For this reason, the government has chosen to accelerate these projects with specific additional funding.
How are you ensuring these projects are quality expenditure?
The government has guaranteed the funding of five projects, as their investigations and designs are complete, the projects are good quality, and they are ready for construction to commence. These projects have minimum expected benefit-cost ratios of greater than 1, and greater than 4 in some cases.
Six more projects have not yet been investigated, but are expected to also be high quality projects. The government has approved $5 million to finish the investigation stages of these projects, and has committed to funding the projects from the Future Investment Fund if the investigation confirms the expenditure is justified.
Is the government funding the Hawkes Bay, Nelson and Bay of Plenty projects?

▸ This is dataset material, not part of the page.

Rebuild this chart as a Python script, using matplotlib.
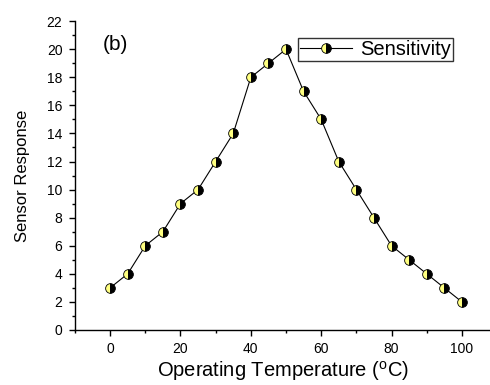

The Napier Port Access Package, the Rotorua Eastern Arterial, and the Nelson Southern Link are relatively expensive, and require extensive investigation and design compared to the other projects in this package. However, their regional importance means their investigation should be accelerated, to test whether they will likely qualify for funding from the National Land Transport Fund.
The government has made available $12 million to accelerate the investigations and designs of these projects to get them to a stage where they are ready for investment through the National Land Transport Fund.
How has local government been involved in creating this package?
Most of the projects in the package were identified as being of high regional priority through the Regional Land Transport Programmes developed by local government.
What impact will this have on local government/communities/ratepayers?
As these are State highway projects, all funding will be delivered by the Crown, and the NZ Transport Agency will manage their construction on the Crown’s behalf. The NZ Transport Agency will work with local communities through their regular engagement process.
How does this package relate to RoNS and other State highway projects?
This package improves the efficiency, safety, and reliability of the regional State highway network. Some of these projects will improve travel between RoNS and regional communities, and others improve the State highway linkages between rural towns and cities.